There is a good chance that, for some of you, I will be the pastor who stands up here when your friends and family gather for your funeral. It’s not a bad idea to plan ahead with some hymns and Bible readings picked out…that’s always helpful to the pastor and meaningful to the family. But the best way for all of us to prepare for the day when we become one of the saints triumphant is to live as a saint today. I’m not just talking to those who are statistically closer to the end of life. If there is something that all of us ought to take with us on this All Saints Day, it is that we can live every day as someone who knows we have an enduring blessing in Jesus and, therefore, joy that the world cannot take.

My guess is that you all have people who have gone before you that you would call a hero of faith; someone who demonstrated what it means to love Jesus. You may not have called them a superhero. You probably called them mom or dad or grandpa or grandma. We thank God today for these saints, now at rest.
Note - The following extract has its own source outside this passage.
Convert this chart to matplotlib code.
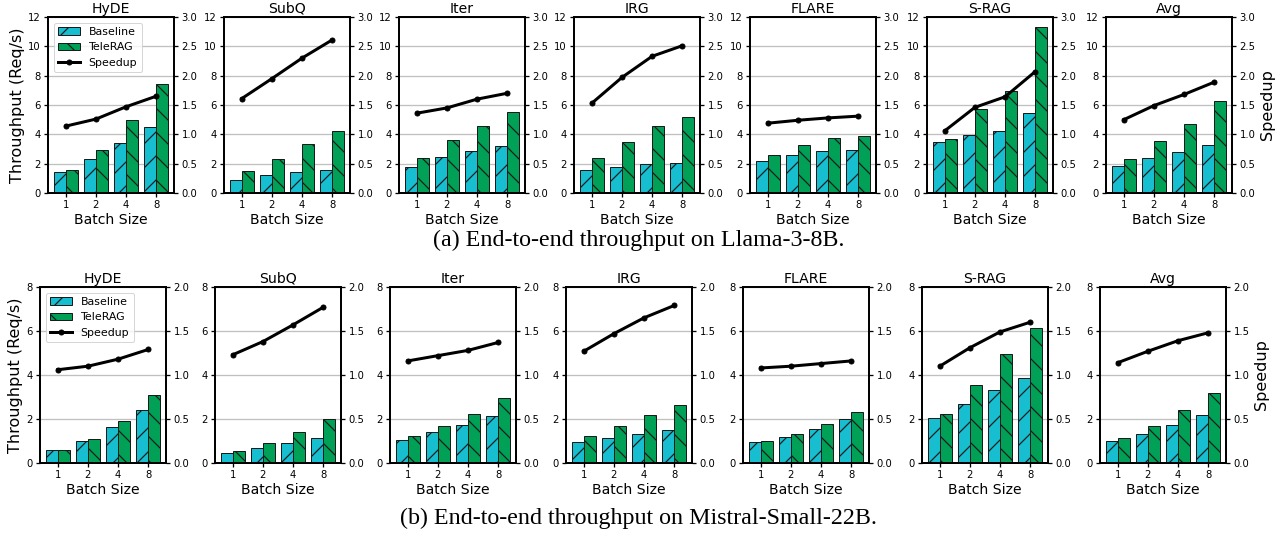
# Throughput de extremo a extremo: Baseline vs TeleRAG, dos modelos
import numpy as np
import matplotlib.pyplot as plt
from matplotlib.ticker import FormatStrFormatter

plt.rcParams['font.family'] = 'DejaVu Sans'
plt.rcParams['hatch.linewidth'] = 1.2

# Datos
methods = ['HyDE', 'SubQ', 'Iter', 'IRG', 'FLARE', 'S-RAG', 'Avg']
batch_sizes = ['1', '2', '4', '8']

# (a) Llama-3-8B
llama_baseline = [
    [1.40, 2.30, 3.40, 4.50],
    [0.92, 1.20, 1.45, 1.60],
    [1.75, 2.45, 2.86, 3.20],
    [1.57, 1.75, 1.95, 2.05],
    [2.16, 2.61, 2.89, 2.95],
    [3.48, 3.95, 4.20, 5.45],
    [1.86, 2.39, 2.80, 3.30],
]
llama_telerag = [
    [1.60, 2.90, 5.00, 7.45],
    [1.50, 2.35, 3.35, 4.25],
    [2.39, 3.59, 4.57, 5.52],
    [2.39, 3.48, 4.57, 5.18],
    [2.59, 3.25, 3.75, 3.89],
    [3.68, 5.75, 6.93, 11.30],
    [2.32, 3.55, 4.70, 6.27],
]
llama_speedup = [
    [1.14, 1.26, 1.47, 1.65],
    [1.61, 1.95, 2.30, 2.61],
    [1.36, 1.45, 1.60, 1.70],
    [1.53, 1.97, 2.33, 2.51],
    [1.19, 1.24, 1.28, 1.31],
    [1.06, 1.46, 1.64, 2.07],
    [1.25, 1.49, 1.68, 1.89],
]

# (b) Mistral-Small-22B
mistral_baseline = [
    [0.57, 0.98, 1.63, 2.41],
    [0.47, 0.66, 0.90, 1.14],
    [1.05, 1.39, 1.75, 2.14],
    [0.96, 1.14, 1.33, 1.49],
    [0.95, 1.17, 1.55, 2.00],
    [2.03, 2.68, 3.33, 3.86],
    [0.99, 1.34, 1.73, 2.17],
]
mistral_telerag = [
    [0.60, 1.08, 1.91, 3.10],
    [0.56, 0.90, 1.40, 2.00],
    [1.23, 1.69, 2.23, 2.95],
    [1.23, 1.67, 2.20, 2.64],
    [1.01, 1.33, 1.76, 2.32],
    [2.23, 3.54, 4.94, 6.14],
    [1.13, 1.69, 2.39, 3.16],
]
mistral_speedup = [
    [1.06, 1.10, 1.18, 1.29],
    [1.23, 1.38, 1.57, 1.77],
    [1.16, 1.22, 1.28, 1.37],
    [1.27, 1.47, 1.65, 1.79],
    [1.08, 1.10, 1.13, 1.16],
    [1.10, 1.31, 1.49, 1.60],
    [1.14, 1.27, 1.39, 1.48],
]

cyan = '#17becf'
green = '#00a057'
W, H = 1278, 533

fig = plt.figure(figsize=(W / 72, H / 72), dpi=72)


def draw_row(bottom_px, lefts_px, baseline, telerag, speedup, ymax, smax, caption, cap_y):
    x = np.arange(len(batch_sizes))
    for i, name in enumerate(methods):
        ax = fig.add_axes([lefts_px[i] / W, 1 - bottom_px / H, 126 / W, 176 / H])
        ax.bar(x - 0.2, baseline[i], 0.4, color=cyan, edgecolor='#1a1a1a',
               linewidth=1, hatch='/', label='Baseline')
        ax.bar(x + 0.2, telerag[i], 0.4, color=green, edgecolor='#1a1a1a',
               linewidth=1, hatch='\\', label='TeleRAG')
        ax.set_ylim(0, ymax)
        ax.set_yticks(np.arange(0, ymax + 0.1, 2))
        ax.set_xticks(x)
        ax.set_xticklabels(batch_sizes)
        ax.yaxis.grid(True, color='#c0c0c0', linewidth=1.3)
        ax.set_axisbelow(True)
        ax.set_title(name, fontsize=14, pad=4)
        ax.set_xlabel('Batch Size', fontsize=14, labelpad=2)
        ax.tick_params(labelsize=10, length=4, width=1.3)

        ax2 = ax.twinx()
        ax2.plot(x, speedup[i], '-o', color='black', linewidth=3, markersize=5,
                 label='Speedup')
        ax2.set_ylim(0, smax)
        ax2.set_yticks(np.arange(0, smax + 0.01, 0.5))
        ax2.yaxis.set_major_formatter(FormatStrFormatter('%.1f'))
        ax2.tick_params(labelsize=10, length=4, width=1.3)

        for a in (ax, ax2):
            for s in a.spines.values():
                s.set_linewidth(1.8)

        if i == 0:
            ax.set_ylabel('Throughput (Req/s)', fontsize=16, labelpad=3)
            h1, l1 = ax.get_legend_handles_labels()
            h2, l2 = ax2.get_legend_handles_labels()
            ax2.legend(h1 + h2, l1 + l2, loc='upper left', fontsize=11)
        if i == len(methods) - 1:
            ax2.set_ylabel('Speedup', fontsize=16, labelpad=4)

    fig.text(0.5, 1 - cap_y / H, caption, ha='center', va='center',
             family='Liberation Serif', fontsize=24)


draw_row(193, [48, 224, 399, 574, 750, 927, 1106],
         llama_baseline, llama_telerag, llama_speedup, 12, 3.0,
         '(a) End-to-end throughput on Llama-3-8B.', 240)
draw_row(463, [40, 215, 390, 566, 743, 922, 1100],
         mistral_baseline, mistral_telerag, mistral_speedup, 8, 2.0,
         '(b) End-to-end throughput on Mistral-Small-22B.', 518)

fig.savefig('out.png', dpi=72)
But ask yourself this question: who has God put in your life to be for them a hero of faith?... to demonstrate to them what it means to have peace and joy in Jesus no matter what the circumstances? If you’re saying to yourself, “But that’s not me, pastor. If anything, the people closest to me know that I’m not a saint. They know how much I fail.” Just remember that what marks a true saint is not a perfect life, but repentance and trust in Jesus. You are a saint. Now live like one. That doesn’t mean that people will dress up like you for Halloween, but even better than imitating you for a day would be to imitate your faith; a faith that rejoices that Jesus has called you, yes you, a saint. He made you holy in baptism and redeemed you to be his own and because of him, you have an enduring blessing. Amen.